While ANITA was meant to pick up those space signals, the cluster of antennas strapped to a giant balloon picked up something a lot more interesting and closer to home, waves that shot upwards from Earth. While not its job, its job is to detect radio waves created when high-energy particles like cosmic rays slam into the ice or atmosphere, when it detected these strange signals, scientists new that they had to investigate and discover what laid beneath the ice and was causing the disturbance.
The signals captured by ANITA in Antarctica, an unexpected scientific breakthrough
Like many discoveries through the ages, this one was accidental and just fell into researcher’s laps. The waves captured by ANITA had all the intensity expected from a powerful cosmic particle except that they did not flip polarity the way they would if they had bounced off a surface. What that meant is that they likely were not reflections, which meant that they came upward through the Earth.
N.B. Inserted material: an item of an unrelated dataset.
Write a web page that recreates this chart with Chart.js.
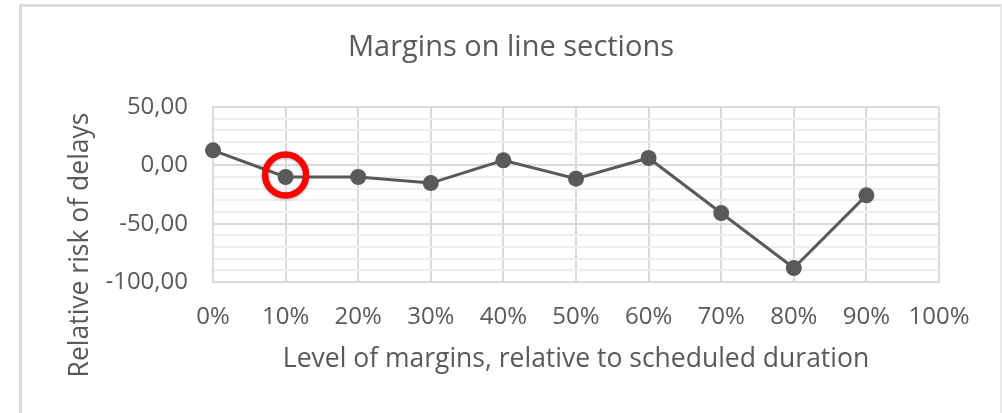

The explanation still leaves a lot to be desired, as physics says that if an ultra-energetic neutrino traveled through Earth and triggered a particle cascade just as it popped out of the Antarctic ice, you might see a signal like that. But that theory has a major flaw, and that is that neutrinos almost never interact with matter, and getting through thousands of kilometers of dense rock without reacting is highly unlikely.
Researchers at the Pierre Auger Observatory in Argentina were not satisfied with he explanation and looked into fifteen years’ worth of data to see if something similar had occurred before, and although they did find some similar instances, they were not exactly the same and were deemed just background noise, which means that this event could be a first recording of something. What that something is, is still to be determined.
If these signals are not from neutrinos punching through the planet, we do not know what they are. Some scientists have suggested that we could be seeing new forms of particle interaction, others think we might be witnessing some kind of strange radio wave behavior or Earth-specific magnetic quirk we do not understand yet.
The paper reporting on all this does not leave any room for optimism when it comes to theories and past data being able to explain the phenomenon, stating quite directly “No simple mechanism can be anticipated that produces distributions of this type.”
The framework that has been used until now to try to decipher what this phenomenon is, known as the Standard Model, has been incredibly successful at explaining the behavior of fundamental particles but it is not perfect and does not account for things like gravity or dark matter. So when data like this shows up, scientists get excited even if they are unable to come up with an explanation right away.
But they are not giving up and are hoping that this seemingly isolated event will repeat itself this time on a new project. Named PUEO (Payload for Ultrahigh Energy Observations), it is basically ANITA 2.0, designed to be more sensitive and better equipped to catch these rare signals. As Penn State’s Stephanie Wissel puts it “It’s one of those long-standing mysteries, and I’m excited because when we launch PUEO, we’ll have better sensitivity. In principle, we should detect more anomalies, and perhaps understand them.”